Ol Parker joined the project as director in November 2024. Principal photography began in New Jersey in March 2025, with filming locations including Kenilworth. Peter Lambert serves as the editor.

==Release==
Office Romance was released on Netflix on June 5, 2026.

== Reception ==
 Metacritic, which uses a weighted average, assigned the film a score of 52 out of 100, based on 22 critics, indicating "mixed or average" reviews.

Lisa Kennedy of The New York Times wrote, "The writers Goldstein and Joe Kelly attempt to cram a streaming season’s worth of character zigs into a two-hour film. Alas, the landing isn’t smooth." Monica Castillo of The AV Club wrote, "While the romance here feels tenuous at best, the comedy is in even worse shape, often mistaking uncomfortable oversharing for punchlines.

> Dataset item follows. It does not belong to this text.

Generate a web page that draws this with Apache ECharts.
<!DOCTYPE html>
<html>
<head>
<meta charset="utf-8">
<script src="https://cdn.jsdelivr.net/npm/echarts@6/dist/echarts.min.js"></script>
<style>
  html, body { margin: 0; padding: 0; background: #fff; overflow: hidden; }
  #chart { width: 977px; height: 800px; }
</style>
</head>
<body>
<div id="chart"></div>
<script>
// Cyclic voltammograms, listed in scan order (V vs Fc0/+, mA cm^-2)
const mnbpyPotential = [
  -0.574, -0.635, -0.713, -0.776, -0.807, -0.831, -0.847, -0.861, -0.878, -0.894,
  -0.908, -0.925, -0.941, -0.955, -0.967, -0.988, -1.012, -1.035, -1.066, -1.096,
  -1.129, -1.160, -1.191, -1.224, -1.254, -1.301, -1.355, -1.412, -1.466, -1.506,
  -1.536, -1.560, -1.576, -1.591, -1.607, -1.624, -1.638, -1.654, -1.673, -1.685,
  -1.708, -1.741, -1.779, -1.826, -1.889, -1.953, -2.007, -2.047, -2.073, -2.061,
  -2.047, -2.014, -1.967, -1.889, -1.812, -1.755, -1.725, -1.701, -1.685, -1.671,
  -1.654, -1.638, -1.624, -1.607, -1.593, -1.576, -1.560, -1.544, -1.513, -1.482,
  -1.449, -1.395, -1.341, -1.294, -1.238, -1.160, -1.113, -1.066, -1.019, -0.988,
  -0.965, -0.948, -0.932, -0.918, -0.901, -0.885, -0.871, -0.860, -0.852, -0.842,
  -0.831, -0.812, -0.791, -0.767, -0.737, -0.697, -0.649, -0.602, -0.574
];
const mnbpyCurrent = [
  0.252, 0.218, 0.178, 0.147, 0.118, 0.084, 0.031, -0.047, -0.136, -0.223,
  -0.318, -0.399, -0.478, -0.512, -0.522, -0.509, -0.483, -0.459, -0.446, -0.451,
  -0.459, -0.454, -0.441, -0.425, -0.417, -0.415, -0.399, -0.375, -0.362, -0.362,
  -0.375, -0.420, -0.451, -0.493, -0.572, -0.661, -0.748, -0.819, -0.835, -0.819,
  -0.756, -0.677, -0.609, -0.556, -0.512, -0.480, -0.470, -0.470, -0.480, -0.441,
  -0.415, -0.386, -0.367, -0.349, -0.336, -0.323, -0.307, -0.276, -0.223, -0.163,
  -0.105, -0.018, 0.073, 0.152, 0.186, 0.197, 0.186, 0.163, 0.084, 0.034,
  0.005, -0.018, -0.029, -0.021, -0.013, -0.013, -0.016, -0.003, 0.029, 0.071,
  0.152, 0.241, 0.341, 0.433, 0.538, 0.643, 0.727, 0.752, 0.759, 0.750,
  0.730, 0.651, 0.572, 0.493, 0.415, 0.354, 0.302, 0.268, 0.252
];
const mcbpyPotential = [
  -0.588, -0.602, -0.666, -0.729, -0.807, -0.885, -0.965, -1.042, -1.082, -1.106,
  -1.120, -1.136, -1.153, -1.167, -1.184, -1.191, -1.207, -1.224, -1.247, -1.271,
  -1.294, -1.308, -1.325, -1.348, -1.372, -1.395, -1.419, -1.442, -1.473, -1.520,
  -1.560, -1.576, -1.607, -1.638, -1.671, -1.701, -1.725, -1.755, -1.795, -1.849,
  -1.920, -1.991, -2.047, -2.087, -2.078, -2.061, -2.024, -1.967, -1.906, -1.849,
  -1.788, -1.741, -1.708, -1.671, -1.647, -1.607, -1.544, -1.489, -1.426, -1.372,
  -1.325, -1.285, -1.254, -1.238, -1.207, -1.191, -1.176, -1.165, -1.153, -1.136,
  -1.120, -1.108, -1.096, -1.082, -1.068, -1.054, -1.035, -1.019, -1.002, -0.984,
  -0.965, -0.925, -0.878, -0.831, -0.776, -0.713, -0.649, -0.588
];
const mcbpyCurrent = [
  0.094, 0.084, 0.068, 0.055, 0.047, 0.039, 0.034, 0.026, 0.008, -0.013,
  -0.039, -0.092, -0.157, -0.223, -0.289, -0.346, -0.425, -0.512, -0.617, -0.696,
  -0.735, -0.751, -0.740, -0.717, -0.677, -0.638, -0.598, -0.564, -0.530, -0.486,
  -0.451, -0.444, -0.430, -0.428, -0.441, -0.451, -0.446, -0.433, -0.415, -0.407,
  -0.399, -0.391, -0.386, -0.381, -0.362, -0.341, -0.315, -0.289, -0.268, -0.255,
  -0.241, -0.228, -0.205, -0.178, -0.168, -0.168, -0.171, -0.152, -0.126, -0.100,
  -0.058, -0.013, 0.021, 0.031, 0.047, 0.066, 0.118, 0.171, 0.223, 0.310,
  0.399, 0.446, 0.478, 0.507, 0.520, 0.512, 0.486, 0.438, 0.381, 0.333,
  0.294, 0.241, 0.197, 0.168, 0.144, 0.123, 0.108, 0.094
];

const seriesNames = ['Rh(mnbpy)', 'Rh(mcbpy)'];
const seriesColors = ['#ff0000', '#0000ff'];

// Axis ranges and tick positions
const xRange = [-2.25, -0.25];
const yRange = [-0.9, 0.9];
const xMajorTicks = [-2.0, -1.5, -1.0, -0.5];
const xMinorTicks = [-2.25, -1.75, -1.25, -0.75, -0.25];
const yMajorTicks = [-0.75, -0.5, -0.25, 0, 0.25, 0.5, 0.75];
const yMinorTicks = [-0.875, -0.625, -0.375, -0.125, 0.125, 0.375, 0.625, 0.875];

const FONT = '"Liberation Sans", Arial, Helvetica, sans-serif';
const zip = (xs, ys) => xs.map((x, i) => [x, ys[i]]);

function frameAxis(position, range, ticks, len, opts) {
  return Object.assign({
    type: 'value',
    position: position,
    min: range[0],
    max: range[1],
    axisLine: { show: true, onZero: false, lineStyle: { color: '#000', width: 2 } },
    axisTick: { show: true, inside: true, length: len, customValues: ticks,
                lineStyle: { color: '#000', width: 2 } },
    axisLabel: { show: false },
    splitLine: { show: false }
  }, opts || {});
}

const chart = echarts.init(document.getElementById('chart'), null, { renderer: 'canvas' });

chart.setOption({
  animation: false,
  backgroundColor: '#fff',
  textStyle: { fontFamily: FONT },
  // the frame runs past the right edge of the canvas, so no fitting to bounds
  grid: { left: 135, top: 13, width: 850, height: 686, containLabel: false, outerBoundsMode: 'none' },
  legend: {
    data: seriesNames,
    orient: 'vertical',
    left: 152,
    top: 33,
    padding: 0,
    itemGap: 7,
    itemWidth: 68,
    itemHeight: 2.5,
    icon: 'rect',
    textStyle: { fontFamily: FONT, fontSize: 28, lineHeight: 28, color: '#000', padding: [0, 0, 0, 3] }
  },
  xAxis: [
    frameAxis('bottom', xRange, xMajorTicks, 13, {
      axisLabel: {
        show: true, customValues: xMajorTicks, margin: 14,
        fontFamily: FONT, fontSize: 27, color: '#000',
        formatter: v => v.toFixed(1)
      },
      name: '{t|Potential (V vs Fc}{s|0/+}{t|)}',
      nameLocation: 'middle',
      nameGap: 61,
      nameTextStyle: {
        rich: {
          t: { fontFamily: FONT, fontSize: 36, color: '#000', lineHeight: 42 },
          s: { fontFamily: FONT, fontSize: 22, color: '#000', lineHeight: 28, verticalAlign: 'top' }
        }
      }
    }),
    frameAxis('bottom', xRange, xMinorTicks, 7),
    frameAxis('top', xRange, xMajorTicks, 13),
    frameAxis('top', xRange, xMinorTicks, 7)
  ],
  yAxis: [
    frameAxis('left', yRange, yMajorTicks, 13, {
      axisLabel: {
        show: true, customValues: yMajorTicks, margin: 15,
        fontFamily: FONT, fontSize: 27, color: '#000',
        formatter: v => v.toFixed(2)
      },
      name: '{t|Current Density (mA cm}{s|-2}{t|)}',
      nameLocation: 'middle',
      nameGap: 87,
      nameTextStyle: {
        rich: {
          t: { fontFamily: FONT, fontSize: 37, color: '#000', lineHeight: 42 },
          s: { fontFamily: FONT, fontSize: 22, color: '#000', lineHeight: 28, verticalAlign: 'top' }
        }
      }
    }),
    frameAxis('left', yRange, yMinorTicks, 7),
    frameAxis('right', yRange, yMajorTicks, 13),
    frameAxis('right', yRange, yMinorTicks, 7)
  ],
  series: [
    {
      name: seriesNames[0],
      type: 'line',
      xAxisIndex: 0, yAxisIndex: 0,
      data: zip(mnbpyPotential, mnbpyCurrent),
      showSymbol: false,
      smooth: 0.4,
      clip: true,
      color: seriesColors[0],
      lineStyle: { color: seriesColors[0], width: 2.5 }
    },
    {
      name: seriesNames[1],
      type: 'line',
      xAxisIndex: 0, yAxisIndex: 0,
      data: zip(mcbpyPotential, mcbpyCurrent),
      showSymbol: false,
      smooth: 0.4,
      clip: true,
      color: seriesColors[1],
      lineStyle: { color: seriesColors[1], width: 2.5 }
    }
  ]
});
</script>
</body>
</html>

If this was meant to be a return to form for Lopez, it’s not a satisfying comeback."

In a positive review, Guy Lodge of Variety wrote, "Soft and cottony and just peculiar enough to be memorable, Office Romance gives the people what they want." Brian Truitt of USA Today wrote, "The film can’t escape all of the usual genre tropes or overt sentimentality, yet that's tempered by a bawdy sense of humor and fits of wild broad comedy."